RECORDS PROVIDED
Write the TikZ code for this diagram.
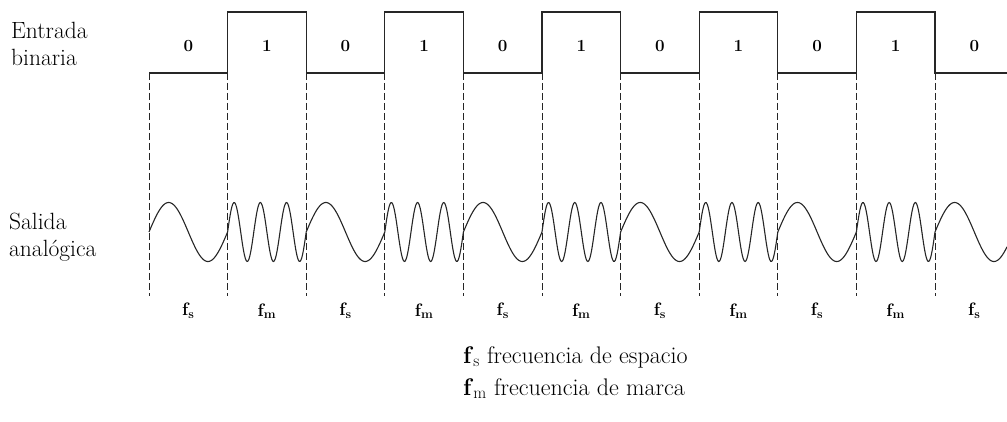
\documentclass[tikz,border=0pt]{standalone}
\usepackage{fontspec}
\usepackage{tikz}
\usetikzlibrary{calc,positioning}
\definecolor{trazo}{HTML}{262626}

\tikzset{
  senal/.style={draw=trazo, line width=1.1pt},
  guia/.style={draw=trazo, line width=0.8pt, dash pattern=on 7pt off 3pt},
  rotulo/.style={font=\fontsize{23.5}{27}\selectfont, align=left, anchor=west, inner sep=0pt},
  bit/.style={font=\fontsize{17}{19}\selectfont\bfseries},
  frec/.style={font=\fontsize{18}{20}\selectfont\bfseries},
  leyenda/.style={font=\fontsize{24}{26}\selectfont, anchor=west, inner sep=0pt}
}

\begin{document}
\begin{tikzpicture}[x=1pt, y=-1pt]
  \useasboundingbox (0,0) rectangle (1007,422);

  % rotulos de la izquierda
  \node[rotulo] (entrada) at (11,44) {Entrada\\binaria};
  \node[rotulo] (salida) at (9,237) {Salida\\anal\'ogica};

  % entrada binaria
  \draw[senal] (149,73)
    \foreach \b [count=\i from 0] in {0,1,0,1,0,1,0,1,0,1,0} {
      -- ({149+78.6*\i},{73-61*\b}) -- ({min(149+78.6*(\i+1),1007)},{73-61*\b})
    };

  % salida FSK, guias y frecuencias
  \foreach \b/\tipo [count=\i from 0] in {0/s,1/m,0/s,1/m,0/s,1/m,0/s,1/m,0/s,1/m,0/s} {
    \pgfmathsetmacro\xa{149+78.6*\i}
    \pgfmathsetmacro\xb{min(\xa+78.6,1007)}
    \pgfmathsetmacro\paso{360*(1+2*\b)/78.6}
    \draw[senal] plot[domain=\xa:\xb, samples=90]
      (\x, {232-29.5*sin(\paso*(\x-\xa))});
    \draw[guia] (\xa,73) -- (\xa,296);
    \node[bit] (b\i) at (\xa+39.3,46) {\b};
    \node[frec] (f\i) at (\xa+39.3,311) {f\textsubscript{\tipo}};
  }

  % leyenda
  \node[leyenda] (esp) at (463,357) {\textbf{f}\textsubscript{s} frecuencia de espacio};
  \node[leyenda, below=10pt of esp.south west, anchor=north west] (mar)
    {\textbf{f}\textsubscript{m} frecuencia de marca};
\end{tikzpicture}
\end{document}
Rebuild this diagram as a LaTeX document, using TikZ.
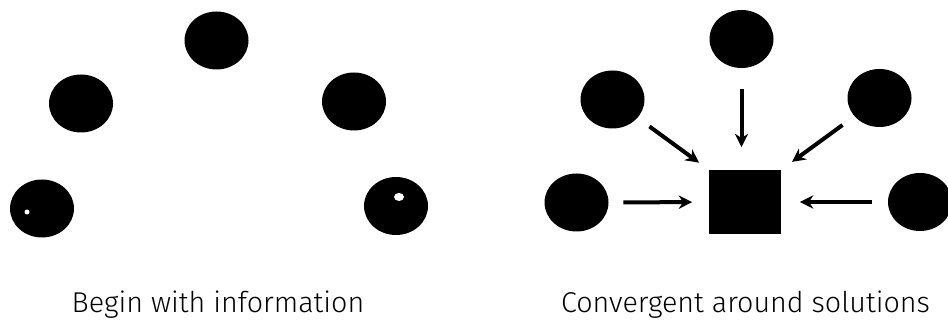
\documentclass[tikz,border=0pt]{standalone}
\usepackage{fontspec}
\setmainfont{Fira Sans}[UprightFont=* Light]
\usetikzlibrary{arrows.meta,shapes.geometric,calc}

\begin{document}
\begin{tikzpicture}[x=0.75pt,y=-0.75pt,>={Stealth[length=10pt,width=10pt]},
  dot/.style={ellipse,fill=black,inner sep=0pt,minimum width=48pt,minimum height=43.5pt},
  conv/.style={->,line width=3pt},
  caption/.style={anchor=base,font=\fontsize{21.5}{25}\selectfont,inner sep=0pt}]
\useasboundingbox (0,0) rectangle (948,323);
% begin with information
\node[dot] (lt) at (216.5,40.5) {};
\node[dot] (lml) at (81,103.5) {};
\node[dot] (lmr) at (354,101.5) {};
\node[dot] (lbl) at (42,208.5) {};
\node[dot] (lbr) at (396,206) {};
\fill[white] (27,212) ellipse (2.5 and 2.5);
\fill[white] (399,197) ellipse (5 and 4);
\node[caption] (capl) at (218,313) {Begin with information};
% convergent around solutions
\node[dot] (rt) at (741.5,39) {};
\node[dot] (rml) at (612.5,99.5) {};
\node[dot] (rmr) at (879.5,98) {};
\node[dot] (rbl) at (576.5,202.5) {};
\node[dot] (rbr) at (920,202) {};
\node[rectangle,fill=black,inner sep=0pt,minimum width=54pt,minimum height=48pt] (sol) at (745,202) {};
\draw[conv,shorten <=15.5pt,shorten >=17pt] (rt) -- (rt |- sol.north);
\draw[conv,shorten <=11pt,shorten >=9pt] (rml) -- (sol.north west);
\draw[conv,shorten <=11pt,shorten >=10pt] (rmr) -- (sol.north east);
\draw[conv,shorten <=11pt,shorten >=12.5pt] (rbl) -- (sol);
\draw[conv,shorten <=12pt,shorten >=14pt] (rbr) -- (sol);
\node[caption] (capr) at (745.5,313) {Convergent around solutions};
\end{tikzpicture}
\end{document}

PROBLEM DESCRIPTION
Only lines with the string "this" belong in your answer; copy each one.

WORKED SOLUTION
Write the TikZ code for this diagram.
Rebuild this diagram as a LaTeX document, using TikZ.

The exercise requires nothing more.